According to the report, program costs have increased exponentially tripling to $8 billion since 2000 and the insurance policies have enticed farmers to buy the most expensive policies, which carry high premiums that are heavily subsidized by taxpayers.


"This insurance can pay out even if a farmer has not suffered any loss and duplicates the coverage farmers can obtain from traditional commodity programs," Dr. Babcock wrote.


His analysis comes as top Congressional agriculture leaders draft sweeping changes to farm policy behind closed doors and try to pass them off as reform. One proposal they are pushing would replace the wasteful direct payment program with an even more generous insurance program that guarantees growers a certain level of income.


"At a time when the agriculture economy is white-hot, providing additional billions of dollars to benefit the richest of corporate agriculture businesses is indefensible," Cox said.


Big agriculture lobbyists and their supporters in Congress want to block deficit reduction cuts to revenue insurance, arguing it has already been trimmed. In 2010, the U.S. Department of Agriculture and insurance companies struck a deal that was supposed to reduce excessive profits going to insurers and agents. Dr. Babcock's analysis shows that it has barely made a dent.

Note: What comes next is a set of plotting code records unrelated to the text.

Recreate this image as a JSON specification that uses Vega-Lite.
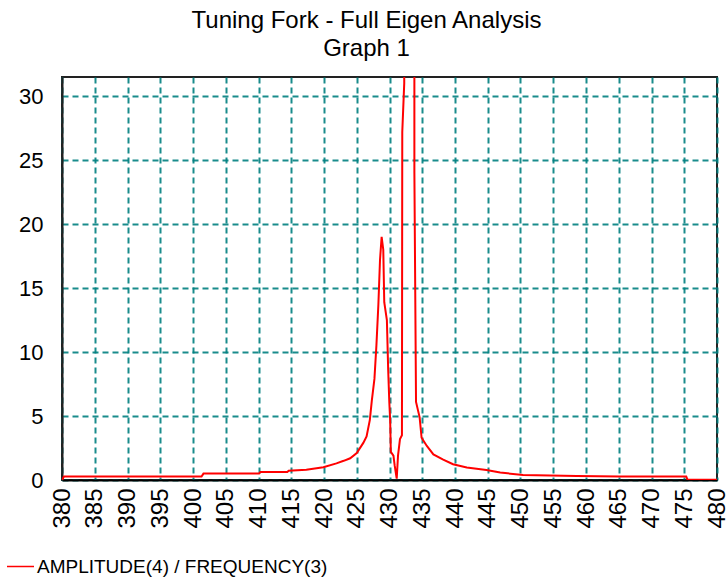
{
  "$schema": "https://vega.github.io/schema/vega-lite/v6.json",
  "autosize": "none",
  "width": 655,
  "height": 403,
  "padding": {"left": 62, "top": 77, "right": 11, "bottom": 103},
  "background": "white",
  "config": {
    "font": "Liberation Sans",
    "view": {"stroke": "#222222", "strokeWidth": 2},
    "axis": {"labelFont": "Liberation Sans", "labelColor": "#000000"}
  },
  "title": {
    "text": ["Tuning Fork - Full Eigen Analysis", "Graph 1"],
    "fontSize": 24,
    "fontWeight": "normal",
    "font": "Liberation Sans",
    "color": "#000000",
    "lineHeight": 28,
    "anchor": "middle",
    "dx": -23,
    "offset": 16
  },
  "data": {
    "values": [
      {"freq": 380.0, "amp": 0.0},
      {"freq": 380.3, "amp": 0.27},
      {"freq": 401.3, "amp": 0.27},
      {"freq": 401.6, "amp": 0.5},
      {"freq": 410.1, "amp": 0.5},
      {"freq": 410.3, "amp": 0.63},
      {"freq": 414.4, "amp": 0.63},
      {"freq": 414.6, "amp": 0.72},
      {"freq": 417.3, "amp": 0.8},
      {"freq": 419.9, "amp": 1.0},
      {"freq": 421.9, "amp": 1.3},
      {"freq": 423.0, "amp": 1.5},
      {"freq": 424.0, "amp": 1.7},
      {"freq": 425.0, "amp": 2.1},
      {"freq": 426.0, "amp": 2.9},
      {"freq": 426.5, "amp": 3.4},
      {"freq": 427.0, "amp": 4.7},
      {"freq": 427.3, "amp": 6.2},
      {"freq": 427.7, "amp": 7.9},
      {"freq": 428.0, "amp": 10.5},
      {"freq": 428.3, "amp": 13.7},
      {"freq": 428.55, "amp": 17.2},
      {"freq": 428.8, "amp": 19.0},
      {"freq": 429.05, "amp": 18.0},
      {"freq": 429.2, "amp": 13.9},
      {"freq": 429.6, "amp": 12.5},
      {"freq": 429.8, "amp": 8.6},
      {"freq": 429.97, "amp": 6.1},
      {"freq": 430.1, "amp": 4.7},
      {"freq": 430.2, "amp": 2.2},
      {"freq": 430.6, "amp": 1.9},
      {"freq": 430.8, "amp": 1.1},
      {"freq": 431.1, "amp": 0.1},
      {"freq": 431.3, "amp": 1.9},
      {"freq": 431.6, "amp": 3.2},
      {"freq": 431.9, "amp": 3.5},
      {"freq": 431.95, "amp": 27.2},
      {"freq": 432.25, "amp": 31.0},
      {"freq": 432.3, "amp": 200},
      {"freq": 433.75, "amp": 200},
      {"freq": 433.8, "amp": 24.0},
      {"freq": 434.05, "amp": 6.1},
      {"freq": 434.6, "amp": 4.9},
      {"freq": 434.9, "amp": 3.3},
      {"freq": 435.7, "amp": 2.66},
      {"freq": 436.7, "amp": 2.0},
      {"freq": 438.2, "amp": 1.6},
      {"freq": 439.7, "amp": 1.23},
      {"freq": 441.8, "amp": 0.97},
      {"freq": 444.8, "amp": 0.78},
      {"freq": 446.9, "amp": 0.58},
      {"freq": 450.4, "amp": 0.39},
      {"freq": 458.6, "amp": 0.31},
      {"freq": 465.2, "amp": 0.27},
      {"freq": 475.3, "amp": 0.27},
      {"freq": 475.5, "amp": 0.02},
      {"freq": 480.0, "amp": 0.02}
    ]
  },
  "mark": {"type": "line", "strokeWidth": 2, "clip": true, "interpolate": "linear"},
  "encoding": {
    "x": {
      "field": "freq",
      "type": "quantitative",
      "scale": {"domain": [380, 480], "nice": false, "zero": false},
      "axis": {
        "title": null,
        "values": [380,385,390,395,400,405,410,415,420,425,430,435,440,445,450,455,460,465,470,475,480],
        "labelAngle": 270,
        "labelAlign": "right",
        "labelBaseline": "middle",
        "labelFontSize": 24,
        "labelPadding": 8,
        "ticks": false,
        "domain": true,
        "domainColor": "#000000",
        "domainWidth": 2,
        "grid": true,
        "gridColor": "#008080",
        "gridDash": [6, 4],
        "gridWidth": 2,
        "gridOpacity": 0.9,
        "labelFlush": false,
        "labelOverlap": false
      }
    },
    "y": {
      "field": "amp",
      "type": "quantitative",
      "scale": {"domain": [0, 31.5], "nice": false, "zero": true},
      "axis": {
        "title": null,
        "values": [0, 5, 10, 15, 20, 25, 30],
        "labelFontSize": 22,
        "labelPadding": 19,
        "ticks": false,
        "domain": true,
        "domainColor": "#222222",
        "domainWidth": 2,
        "grid": true,
        "gridColor": "#008080",
        "gridDash": [6, 4],
        "gridWidth": 2,
        "gridOpacity": 0.9,
        "labelFlush": false
      }
    },
    "color": {
      "datum": "AMPLITUDE(4) / FREQUENCY(3)",
      "scale": {"range": ["#ff0000"]},
      "legend": {
        "title": null,
        "orient": "none",
        "legendX": -56,
        "legendY": 475,
        "symbolType": "stroke",
        "symbolSize": 729,
        "symbolStrokeWidth": 1.5,
        "labelFontSize": 19,
        "labelFont": "Liberation Sans",
        "labelColor": "#000000",
        "labelOffset": 2,
        "labelLimit": 400
      }
    }
  }
}
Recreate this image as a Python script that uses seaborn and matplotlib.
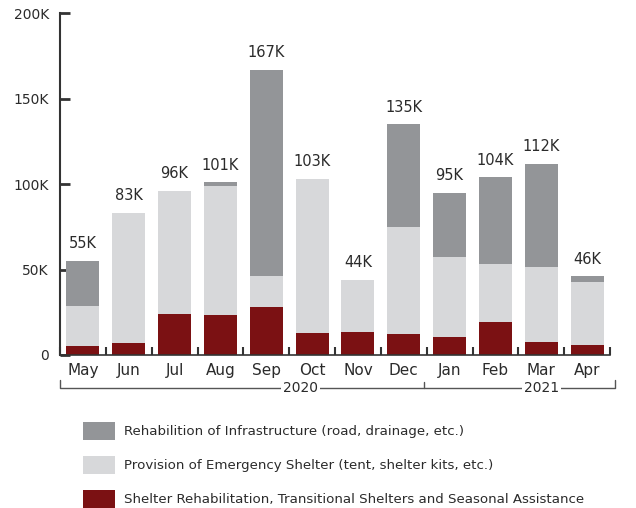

"Congress should take a close look at what exactly was cut in the 2010 agreement as well as why the program's costs have grown so rapidly," Babcock wrote. "Neither the integrity of the program nor farmers' benefits was affected."


EWG is calling for an open, democratic debate that includes input from reformers who want to protect working farm and ranch families and provide a true safety net.


EWG's recommendations include:

-Eliminate direct payments, counter-cyclical payments, loan deficiency payments, ACRE (Average Crop Revenue Election) and SURE (Supplemental Revenue Assistance Payments). (Savings: $57 billion over ten years).

-Provide every farmer with a FREE crop insurance policy that covers yield losses of more than 30 percent; and eliminate federal premium and other subsidies for revenue-based or other crop insurance products. (Savings: $26 billion just in premium subsidies over ten years).

-Have the federal government take bids from insurance companies to service the policies, eliminating windfall profits and encouraging the private sector to develop and offer innovative options for farmers to increase their insurance coverage but not at taxpayers' expense.

-Require producers to meet a basic standard of conservation practices in order to be eligible for publicly financed crop insurance.

-Ensure full transparency by requiring USDA to make available information about who is getting the free policies, the taxpayer cost of providing those policies and how much farmers in insurance payouts.


These proposals would save $80 billion over 10 years nearly four times more than the $23 billion proposed by the Agriculture committees.


"With nutrition and conservation funding and an array of programs that support healthy, local food all under the knife, budget cutters must not let themselves be used as pawns in the subsidy lobby's chess game," Cox said.